35. estia: perché il verso abbia la giusta misura occorre considerarlo eccezionalmente come bisillabo. Per evitare ciò, il LEVY, rec. al vol. del DE LOLLIS, in Zeitschr. f. rom. Phil., XXII, 1898, p. 256, si domanda se non si debba piuttosto leggere esti’ col ms. R; mentre il NAETEBUS, rec. al vol. del DE LOLLIS, in Archiv. f. das St. d. n. Spr. u. Lit., XCVIII, 1897, p. 206 propone dubitativamente di emendare l’estia in estei.
 
39. a vida·m trai: vale «mi tiene in vita»; cfr. XLIII, v. 1303-04, ove la costruzione è usata riflessivamente, e S. W., VIII, p. 364, 31, in cui si cita questo passo di Sordello.
 
40. sa: aggettivo possessivo pleonastico, che serve a mettere in maggiore risalto, con l’anticiparla, l’idea di possesso espressa dal genitivo: cfr. XVIII, v. 33-34; XIX, v. 35-37; XLIII, v. 688. Cfr. anche Peire Raimon de Tolosa, canz. Si cum seluy, v, 4 fagz sos comans de ma don’ e d’amor (ed. CAVALIERE, p. 92); Elias de Barjols, canz. Amors, be m’avetz, v. 28-29 quan vei ‘son bel cors avinen / de la bella... (ed. STROŃSKI, Toulouse, 1906, p. 15). Sul costrutto si cfr. inoltre F. DIEZ, Gramm. der romanischen Sprachen, Bonn, 1882, p. 815; STIMMING, Bertran de Born, p. 255, n. al v. 52 del n. 12; A. TOBLER, Vermischte Beiträge, Leipzig, 1886, I, p. 78 e segg.; STROŃSKI, ibid., p. 71.
 
47. Il DE LOLLIS stampa de mi son e traduce (ibid., p. 286) «per opera del mio suono», rimandando al DIEZ, ibid., p. 883 e seg., per il de designante mezzo e strumento. Ma questa espressione sembra un po’ strana, tanto più che — come ha osservato il NAETEBUS (ibid.) — la forma mi del pron. possessivo si trova solo in unione con dons (cfr.
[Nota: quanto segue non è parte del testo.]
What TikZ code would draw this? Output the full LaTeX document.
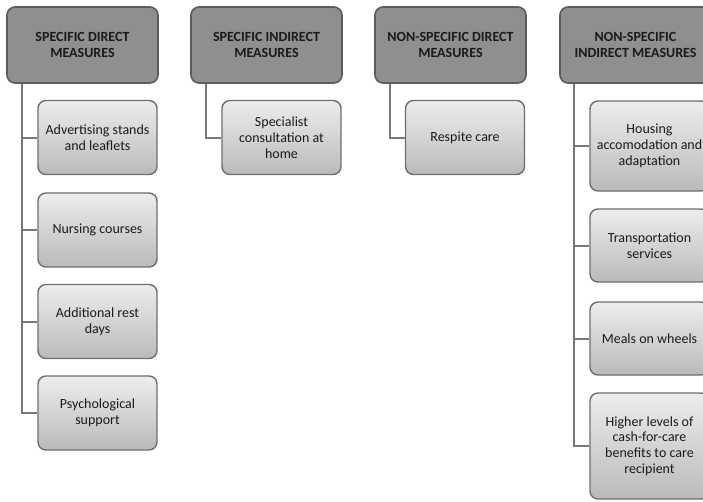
\documentclass[tikz,border=0pt]{standalone}
\usepackage{fontspec}
\setmainfont{Carlito}
\definecolor{headfill}{HTML}{8F8F8F}
\definecolor{headline}{HTML}{5C5C5C}
\definecolor{itemtop}{HTML}{EDEDED}
\definecolor{itembot}{HTML}{BABABA}
\definecolor{itemline}{HTML}{6E6E6E}
\definecolor{linkcol}{HTML}{777777}
\definecolor{textcol}{HTML}{1A1A1A}

\begin{document}
\begin{tikzpicture}[x=1pt,y=-1pt,
    head/.style={draw=headline,line width=1.6pt,rounded corners=8pt,fill=headfill,
        minimum width=151pt,minimum height=76pt,inner sep=0pt,align=center,
        text=textcol,font=\bfseries\fontsize{14}{16}\selectfont},
    item/.style={draw=itemline,line width=1.4pt,rounded corners=8pt,top color=itemtop,bottom color=itembot,
        minimum width=119pt,minimum height=74pt,inner sep=0pt,align=center,
        text=textcol,font=\fontsize{14}{15.7}\selectfont},
    link/.style={draw=linkcol,line width=2pt}]
    \useasboundingbox (0,0) rectangle (703,501);

    \node[head] (h1) at (82.5,45) {SPECIFIC DIRECT\\MEASURES};
    \node[head] (h2) at (266.5,45) {SPECIFIC INDIRECT\\MEASURES};
    \node[head] (h3) at (450.5,45) {NON-SPECIFIC DIRECT\\MEASURES};
    \node[head] (h4) at (635.5,45) {NON-SPECIFIC\\INDIRECT MEASURES};

    \node[item] (a1) at (97.5,137.5) {Advertising stands\\and leaflets};
    \node[item] (a2) at (97.5,230) {Nursing courses};
    \node[item] (a3) at (97.5,321.5) {Additional rest\\days};
    \node[item] (a4) at (97.5,413) {Psychological\\support};

    \node[item] (b1) at (281.5,137.5) {Specialist\\consultation at\\home};

    \node[item] (c1) at (465,137.5) {Respite care};

    \node[item,minimum height=90pt] (d1) at (649.5,146) {Housing\\accomodation and\\adaptation};
    \node[item,minimum height=73pt] (d2) at (649.5,245.5) {Transportation\\services};
    \node[item,minimum height=73pt] (d3) at (649.5,338.5) {Meals on wheels};
    \node[item,minimum height=106pt] (d4) at (649.5,446) {Higher levels of\\cash-for-care\\benefits to care\\recipient};

    \draw[link] ([xshift=16pt]h1.south west) |- (a1.west);
    \draw[link] ([xshift=16pt]h1.south west) |- (a2.west);
    \draw[link] ([xshift=16pt]h1.south west) |- (a3.west);
    \draw[link] ([xshift=16pt]h1.south west) |- (a4.west);
    \draw[link] ([xshift=16pt]h2.south west) |- (b1.west);
    \draw[link] ([xshift=16pt]h3.south west) |- (c1.west);
    \draw[link] ([xshift=15pt]h4.south west) |- (d1.west);
    \draw[link] ([xshift=15pt]h4.south west) |- (d2.west);
    \draw[link] ([xshift=15pt]h4.south west) |- (d3.west);
    \draw[link] ([xshift=15pt]h4.south west) |- (d4.west);
\end{tikzpicture}
\end{document}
V. CRESCINI, Manuale per l’avviamento, Milano, 1926, p. 86 e seg.): è quindi da ritenere che sia nel vero lo SCHULTZ-GORA, ibid., il quale pensa che sia qui ricordata la località di Mison, nel dipartimento delle Basses Alpes («arrondissement» di Sisteron), benché certo l’allusione resti oscura, non essendo possibile identificare la dama a cui qui si accenna, e nemmeno chiarire le ragioni di questo omaggio. L’opinione dello Schultz-Gora è stata accolta anche dall’APPEL, ibid. Questa dona de Mison non sarà però da identificare con la dama amata da Sordello e cantata nella lirica (cfr. ibid.), ma sarà da ritenere una dama a cui il trovatore ha voluto ricordare nella tornada per renderle particolare omaggio (cfr. nota al v. 50). Del resto, anche nella canz. III, v. 41 e segg., come si è visto, sembra presentarsi un caso analogo.
 
48. ses eguansa: letteralm. «senza uguaglianza»: un’esempio dell’espressione in S. W., II, p. 321, 1.
 
50. salvan s’onor: salvan è da intendere, come avverte l’APPEL, «unbeschadet, ohne zu beeinträchtigen, abgesehen von». Per s’ pleonastico vedasi il v. 40 e la nota relativa.